• **The problem**
Please transcribe the data below exactly. Leave the pictures out.

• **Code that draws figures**

......

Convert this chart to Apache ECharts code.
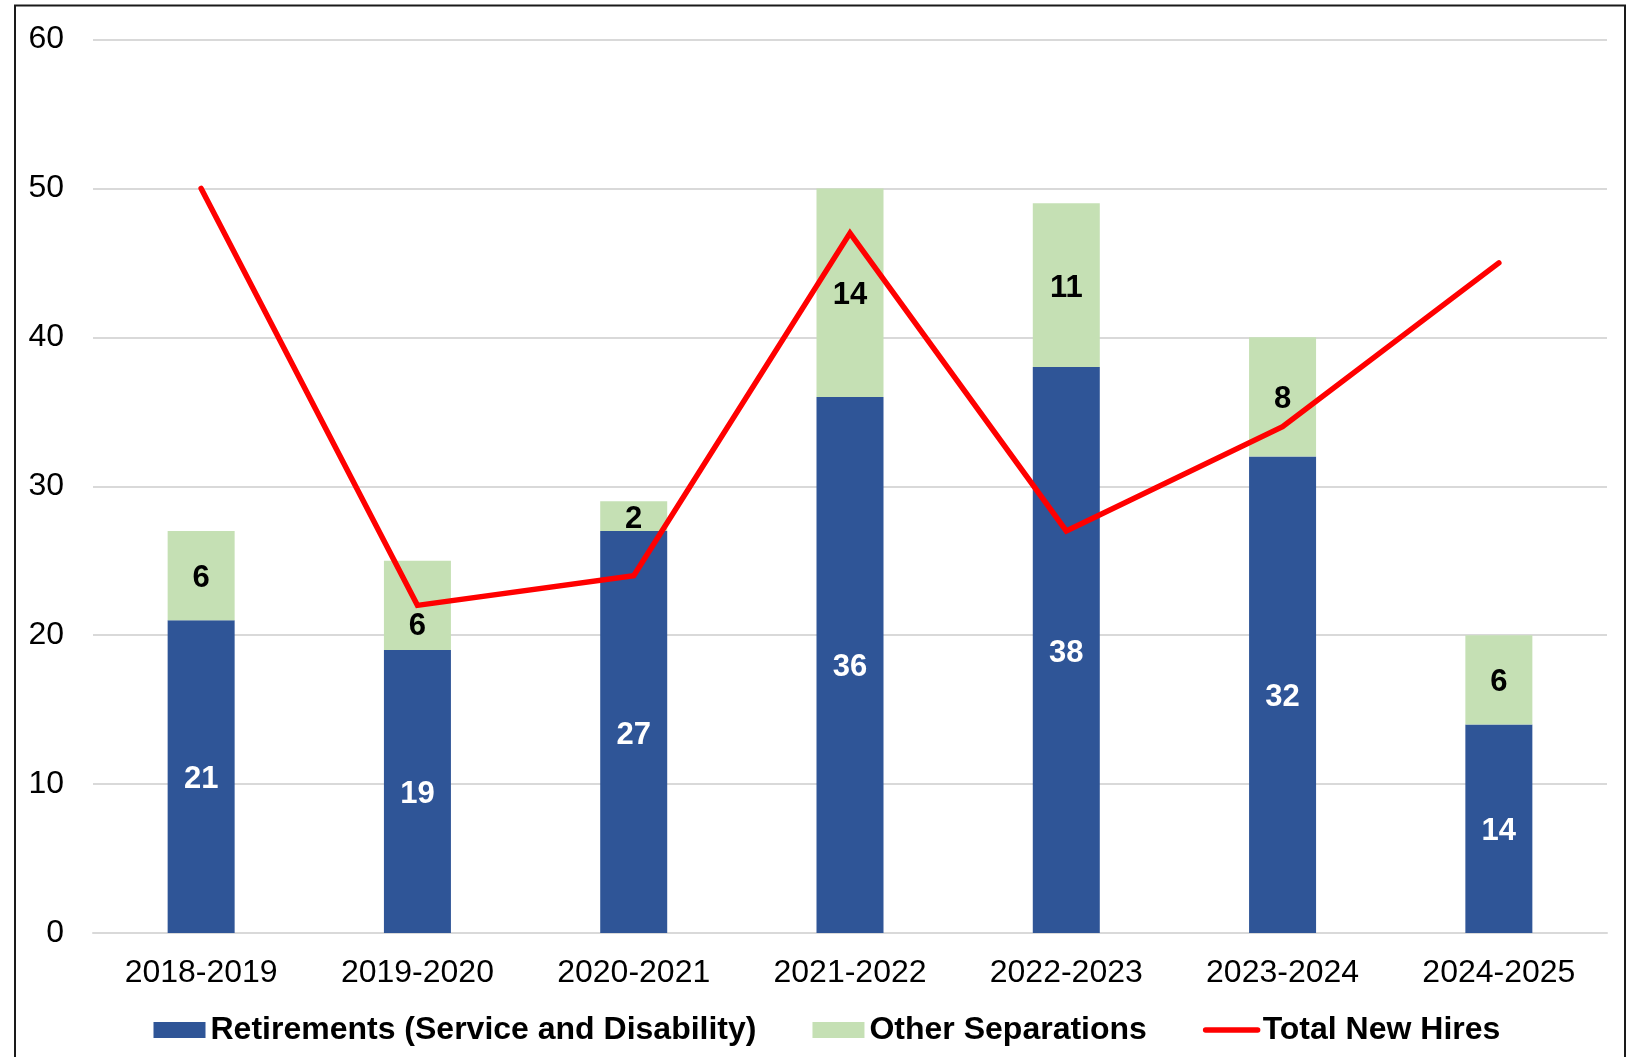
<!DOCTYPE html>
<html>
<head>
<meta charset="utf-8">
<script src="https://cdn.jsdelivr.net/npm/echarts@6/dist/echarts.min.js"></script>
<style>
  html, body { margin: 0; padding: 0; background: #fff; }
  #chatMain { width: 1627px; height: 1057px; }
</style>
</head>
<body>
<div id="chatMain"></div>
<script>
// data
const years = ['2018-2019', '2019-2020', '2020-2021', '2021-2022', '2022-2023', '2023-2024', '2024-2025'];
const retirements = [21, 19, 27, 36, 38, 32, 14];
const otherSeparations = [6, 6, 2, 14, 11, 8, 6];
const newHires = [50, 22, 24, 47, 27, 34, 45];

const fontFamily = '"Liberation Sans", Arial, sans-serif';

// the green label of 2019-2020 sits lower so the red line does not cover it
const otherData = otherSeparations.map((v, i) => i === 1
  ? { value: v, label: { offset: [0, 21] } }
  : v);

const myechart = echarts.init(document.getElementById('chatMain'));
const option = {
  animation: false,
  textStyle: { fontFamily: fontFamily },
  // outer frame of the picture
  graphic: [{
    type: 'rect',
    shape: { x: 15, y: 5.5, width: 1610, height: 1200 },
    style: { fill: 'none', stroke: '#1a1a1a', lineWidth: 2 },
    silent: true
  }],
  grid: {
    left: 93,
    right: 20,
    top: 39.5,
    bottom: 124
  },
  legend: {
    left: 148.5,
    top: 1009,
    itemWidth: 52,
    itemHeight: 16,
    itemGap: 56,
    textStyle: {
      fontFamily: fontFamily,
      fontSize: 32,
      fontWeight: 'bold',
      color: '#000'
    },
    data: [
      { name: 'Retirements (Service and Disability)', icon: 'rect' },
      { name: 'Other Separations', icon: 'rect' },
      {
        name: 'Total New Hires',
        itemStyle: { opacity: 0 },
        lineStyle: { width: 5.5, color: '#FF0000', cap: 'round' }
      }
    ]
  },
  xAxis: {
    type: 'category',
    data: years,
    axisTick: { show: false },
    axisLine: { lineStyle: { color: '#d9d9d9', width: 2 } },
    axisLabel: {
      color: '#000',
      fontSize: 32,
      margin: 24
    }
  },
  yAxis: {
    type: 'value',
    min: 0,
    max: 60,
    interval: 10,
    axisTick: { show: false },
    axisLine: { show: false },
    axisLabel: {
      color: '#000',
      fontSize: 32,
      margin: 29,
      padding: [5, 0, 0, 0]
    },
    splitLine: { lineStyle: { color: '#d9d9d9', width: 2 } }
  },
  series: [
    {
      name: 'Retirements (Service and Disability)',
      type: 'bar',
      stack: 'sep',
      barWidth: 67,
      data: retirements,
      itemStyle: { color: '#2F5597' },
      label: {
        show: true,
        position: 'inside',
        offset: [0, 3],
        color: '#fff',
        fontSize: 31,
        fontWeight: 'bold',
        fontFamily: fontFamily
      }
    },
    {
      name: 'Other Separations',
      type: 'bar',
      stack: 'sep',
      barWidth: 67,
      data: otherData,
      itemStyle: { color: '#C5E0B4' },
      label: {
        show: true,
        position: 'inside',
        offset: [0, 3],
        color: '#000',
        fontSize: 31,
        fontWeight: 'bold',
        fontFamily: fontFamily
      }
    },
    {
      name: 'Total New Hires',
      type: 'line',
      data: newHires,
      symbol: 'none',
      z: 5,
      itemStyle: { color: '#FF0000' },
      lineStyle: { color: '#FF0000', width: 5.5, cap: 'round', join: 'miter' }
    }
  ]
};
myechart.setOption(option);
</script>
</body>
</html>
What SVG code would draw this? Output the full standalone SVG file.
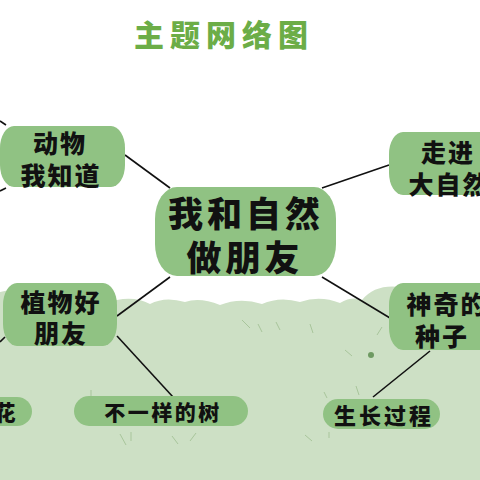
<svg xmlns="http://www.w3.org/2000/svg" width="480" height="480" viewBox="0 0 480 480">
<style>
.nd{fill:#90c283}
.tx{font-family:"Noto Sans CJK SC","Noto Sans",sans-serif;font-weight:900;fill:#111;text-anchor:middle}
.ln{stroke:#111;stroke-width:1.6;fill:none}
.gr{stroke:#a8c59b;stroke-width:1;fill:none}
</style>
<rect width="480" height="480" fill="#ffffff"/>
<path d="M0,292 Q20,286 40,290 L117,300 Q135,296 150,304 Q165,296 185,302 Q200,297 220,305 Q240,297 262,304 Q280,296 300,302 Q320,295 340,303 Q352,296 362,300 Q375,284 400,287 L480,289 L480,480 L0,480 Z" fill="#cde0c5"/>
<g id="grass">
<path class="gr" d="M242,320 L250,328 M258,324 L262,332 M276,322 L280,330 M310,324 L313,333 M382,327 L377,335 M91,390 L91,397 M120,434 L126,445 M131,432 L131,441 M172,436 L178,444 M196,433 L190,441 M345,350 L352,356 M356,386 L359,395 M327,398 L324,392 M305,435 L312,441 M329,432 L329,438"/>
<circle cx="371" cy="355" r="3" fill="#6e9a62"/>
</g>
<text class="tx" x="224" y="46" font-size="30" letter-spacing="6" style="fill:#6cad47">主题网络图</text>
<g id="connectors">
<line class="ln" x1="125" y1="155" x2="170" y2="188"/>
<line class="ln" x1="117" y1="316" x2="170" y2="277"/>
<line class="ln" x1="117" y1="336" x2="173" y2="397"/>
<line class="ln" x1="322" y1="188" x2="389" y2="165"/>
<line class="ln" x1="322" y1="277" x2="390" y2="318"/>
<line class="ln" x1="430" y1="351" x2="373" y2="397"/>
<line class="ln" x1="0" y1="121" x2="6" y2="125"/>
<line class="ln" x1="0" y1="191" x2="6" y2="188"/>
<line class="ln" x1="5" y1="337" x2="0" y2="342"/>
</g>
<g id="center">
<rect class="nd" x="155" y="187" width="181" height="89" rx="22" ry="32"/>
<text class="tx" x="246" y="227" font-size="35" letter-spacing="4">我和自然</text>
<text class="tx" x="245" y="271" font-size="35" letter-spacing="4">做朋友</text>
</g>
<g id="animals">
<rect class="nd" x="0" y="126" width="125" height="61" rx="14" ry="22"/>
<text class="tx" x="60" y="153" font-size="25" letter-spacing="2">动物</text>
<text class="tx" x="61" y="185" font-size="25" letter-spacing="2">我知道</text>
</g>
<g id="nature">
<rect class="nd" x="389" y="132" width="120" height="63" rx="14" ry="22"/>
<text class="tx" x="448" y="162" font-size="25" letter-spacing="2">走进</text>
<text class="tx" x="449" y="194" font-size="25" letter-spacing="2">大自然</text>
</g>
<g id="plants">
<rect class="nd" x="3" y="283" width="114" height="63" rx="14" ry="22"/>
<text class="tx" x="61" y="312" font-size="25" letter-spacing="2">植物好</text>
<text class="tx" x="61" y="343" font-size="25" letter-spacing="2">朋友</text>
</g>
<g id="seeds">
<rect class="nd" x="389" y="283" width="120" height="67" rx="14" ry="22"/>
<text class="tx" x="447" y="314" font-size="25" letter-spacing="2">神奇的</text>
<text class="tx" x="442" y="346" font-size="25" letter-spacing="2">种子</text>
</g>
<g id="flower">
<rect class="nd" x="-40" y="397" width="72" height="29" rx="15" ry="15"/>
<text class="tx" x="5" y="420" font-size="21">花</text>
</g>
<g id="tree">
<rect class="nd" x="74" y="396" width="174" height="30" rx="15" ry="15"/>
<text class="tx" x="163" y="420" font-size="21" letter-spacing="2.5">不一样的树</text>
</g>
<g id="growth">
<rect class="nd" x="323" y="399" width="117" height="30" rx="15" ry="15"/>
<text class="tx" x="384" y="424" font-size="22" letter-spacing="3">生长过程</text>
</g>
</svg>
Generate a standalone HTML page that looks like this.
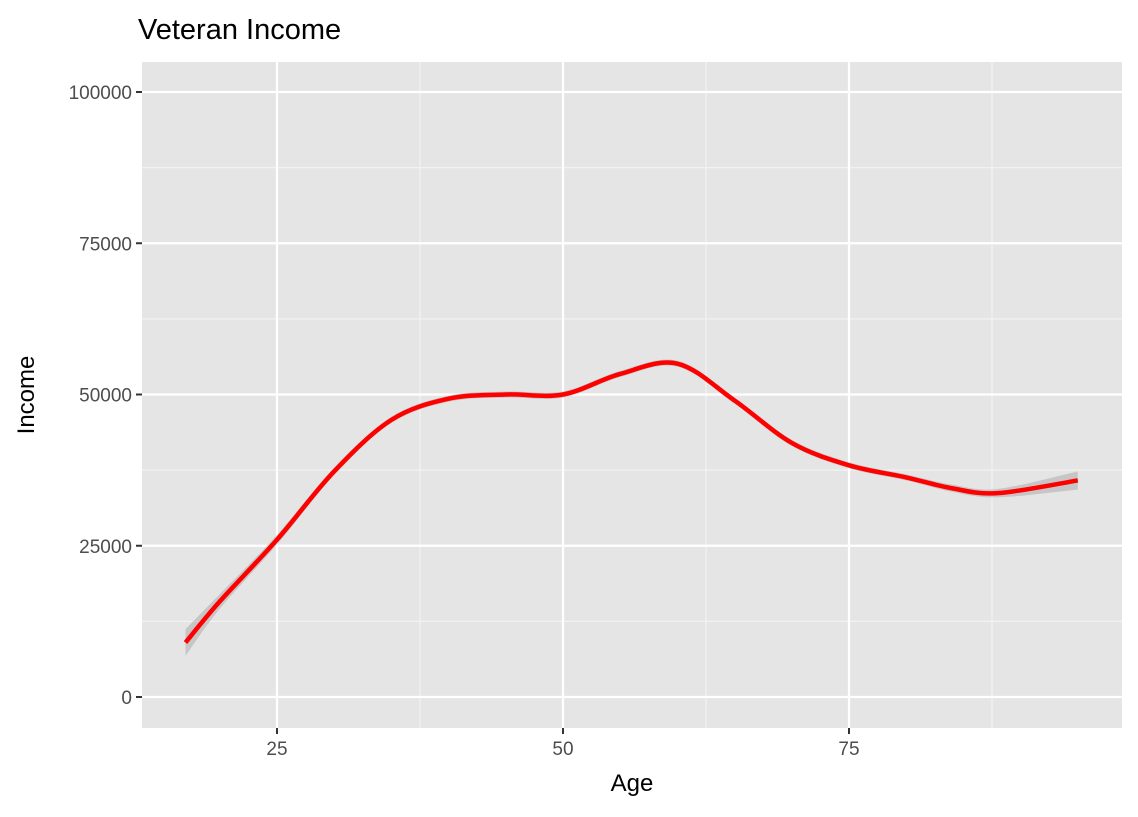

......

• **Solution below**
Convert this chart to Apache ECharts code.
<!DOCTYPE html>
<html>
<head>
<meta charset="utf-8">
<script src="https://cdn.jsdelivr.net/npm/echarts@6/dist/echarts.min.js"></script>
<style>
  html, body { margin: 0; padding: 0; background: #fff; }
  #chatMain { width: 1627px; height: 1057px; }
</style>
</head>
<body>
<div id="chatMain"></div>
<script>
// data
const years = ['2018-2019', '2019-2020', '2020-2021', '2021-2022', '2022-2023', '2023-2024', '2024-2025'];
const retirements = [21, 19, 27, 36, 38, 32, 14];
const otherSeparations = [6, 6, 2, 14, 11, 8, 6];
const newHires = [50, 22, 24, 47, 27, 34, 45];

const fontFamily = '"Liberation Sans", Arial, sans-serif';

// the green label of 2019-2020 sits lower so the red line does not cover it
const otherData = otherSeparations.map((v, i) => i === 1
  ? { value: v, label: { offset: [0, 21] } }
  : v);

const myechart = echarts.init(document.getElementById('chatMain'));
const option = {
  animation: false,
  textStyle: { fontFamily: fontFamily },
  // outer frame of the picture
  graphic: [{
    type: 'rect',
    shape: { x: 15, y: 5.5, width: 1610, height: 1200 },
    style: { fill: 'none', stroke: '#1a1a1a', lineWidth: 2 },
    silent: true
  }],
  grid: {
    left: 93,
    right: 20,
    top: 39.5,
    bottom: 124
  },
  legend: {
    left: 148.5,
    top: 1009,
    itemWidth: 52,
    itemHeight: 16,
    itemGap: 56,
    textStyle: {
      fontFamily: fontFamily,
      fontSize: 32,
      fontWeight: 'bold',
      color: '#000'
    },
    data: [
      { name: 'Retirements (Service and Disability)', icon: 'rect' },
      { name: 'Other Separations', icon: 'rect' },
      {
        name: 'Total New Hires',
        itemStyle: { opacity: 0 },
        lineStyle: { width: 5.5, color: '#FF0000', cap: 'round' }
      }
    ]
  },
  xAxis: {
    type: 'category',
    data: years,
    axisTick: { show: false },
    axisLine: { lineStyle: { color: '#d9d9d9', width: 2 } },
    axisLabel: {
      color: '#000',
      fontSize: 32,
      margin: 24
    }
  },
  yAxis: {
    type: 'value',
    min: 0,
    max: 60,
    interval: 10,
    axisTick: { show: false },
    axisLine: { show: false },
    axisLabel: {
      color: '#000',
      fontSize: 32,
      margin: 29,
      padding: [5, 0, 0, 0]
    },
    splitLine: { lineStyle: { color: '#d9d9d9', width: 2 } }
  },
  series: [
    {
      name: 'Retirements (Service and Disability)',
      type: 'bar',
      stack: 'sep',
      barWidth: 67,
      data: retirements,
      itemStyle: { color: '#2F5597' },
      label: {
        show: true,
        position: 'inside',
        offset: [0, 3],
        color: '#fff',
        fontSize: 31,
        fontWeight: 'bold',
        fontFamily: fontFamily
      }
    },
    {
      name: 'Other Separations',
      type: 'bar',
      stack: 'sep',
      barWidth: 67,
      data: otherData,
      itemStyle: { color: '#C5E0B4' },
      label: {
        show: true,
        position: 'inside',
        offset: [0, 3],
        color: '#000',
        fontSize: 31,
        fontWeight: 'bold',
        fontFamily: fontFamily
      }
    },
    {
      name: 'Total New Hires',
      type: 'line',
      data: newHires,
      symbol: 'none',
      z: 5,
      itemStyle: { color: '#FF0000' },
      lineStyle: { color: '#FF0000', width: 5.5, cap: 'round', join: 'miter' }
    }
  ]
};
myechart.setOption(option);
</script>
</body>
</html>
What SVG code would draw this? Output the full standalone SVG file.
<svg xmlns="http://www.w3.org/2000/svg" width="480" height="480" viewBox="0 0 480 480">
<style>
.nd{fill:#90c283}
.tx{font-family:"Noto Sans CJK SC","Noto Sans",sans-serif;font-weight:900;fill:#111;text-anchor:middle}
.ln{stroke:#111;stroke-width:1.6;fill:none}
.gr{stroke:#a8c59b;stroke-width:1;fill:none}
</style>
<rect width="480" height="480" fill="#ffffff"/>
<path d="M0,292 Q20,286 40,290 L117,300 Q135,296 150,304 Q165,296 185,302 Q200,297 220,305 Q240,297 262,304 Q280,296 300,302 Q320,295 340,303 Q352,296 362,300 Q375,284 400,287 L480,289 L480,480 L0,480 Z" fill="#cde0c5"/>
<g id="grass">
<path class="gr" d="M242,320 L250,328 M258,324 L262,332 M276,322 L280,330 M310,324 L313,333 M382,327 L377,335 M91,390 L91,397 M120,434 L126,445 M131,432 L131,441 M172,436 L178,444 M196,433 L190,441 M345,350 L352,356 M356,386 L359,395 M327,398 L324,392 M305,435 L312,441 M329,432 L329,438"/>
<circle cx="371" cy="355" r="3" fill="#6e9a62"/>
</g>
<text class="tx" x="224" y="46" font-size="30" letter-spacing="6" style="fill:#6cad47">主题网络图</text>
<g id="connectors">
<line class="ln" x1="125" y1="155" x2="170" y2="188"/>
<line class="ln" x1="117" y1="316" x2="170" y2="277"/>
<line class="ln" x1="117" y1="336" x2="173" y2="397"/>
<line class="ln" x1="322" y1="188" x2="389" y2="165"/>
<line class="ln" x1="322" y1="277" x2="390" y2="318"/>
<line class="ln" x1="430" y1="351" x2="373" y2="397"/>
<line class="ln" x1="0" y1="121" x2="6" y2="125"/>
<line class="ln" x1="0" y1="191" x2="6" y2="188"/>
<line class="ln" x1="5" y1="337" x2="0" y2="342"/>
</g>
<g id="center">
<rect class="nd" x="155" y="187" width="181" height="89" rx="22" ry="32"/>
<text class="tx" x="246" y="227" font-size="35" letter-spacing="4">我和自然</text>
<text class="tx" x="245" y="271" font-size="35" letter-spacing="4">做朋友</text>
</g>
<g id="animals">
<rect class="nd" x="0" y="126" width="125" height="61" rx="14" ry="22"/>
<text class="tx" x="60" y="153" font-size="25" letter-spacing="2">动物</text>
<text class="tx" x="61" y="185" font-size="25" letter-spacing="2">我知道</text>
</g>
<g id="nature">
<rect class="nd" x="389" y="132" width="120" height="63" rx="14" ry="22"/>
<text class="tx" x="448" y="162" font-size="25" letter-spacing="2">走进</text>
<text class="tx" x="449" y="194" font-size="25" letter-spacing="2">大自然</text>
</g>
<g id="plants">
<rect class="nd" x="3" y="283" width="114" height="63" rx="14" ry="22"/>
<text class="tx" x="61" y="312" font-size="25" letter-spacing="2">植物好</text>
<text class="tx" x="61" y="343" font-size="25" letter-spacing="2">朋友</text>
</g>
<g id="seeds">
<rect class="nd" x="389" y="283" width="120" height="67" rx="14" ry="22"/>
<text class="tx" x="447" y="314" font-size="25" letter-spacing="2">神奇的</text>
<text class="tx" x="442" y="346" font-size="25" letter-spacing="2">种子</text>
</g>
<g id="flower">
<rect class="nd" x="-40" y="397" width="72" height="29" rx="15" ry="15"/>
<text class="tx" x="5" y="420" font-size="21">花</text>
</g>
<g id="tree">
<rect class="nd" x="74" y="396" width="174" height="30" rx="15" ry="15"/>
<text class="tx" x="163" y="420" font-size="21" letter-spacing="2.5">不一样的树</text>
</g>
<g id="growth">
<rect class="nd" x="323" y="399" width="117" height="30" rx="15" ry="15"/>
<text class="tx" x="384" y="424" font-size="22" letter-spacing="3">生长过程</text>
</g>
</svg>
Generate a standalone HTML page that looks like this.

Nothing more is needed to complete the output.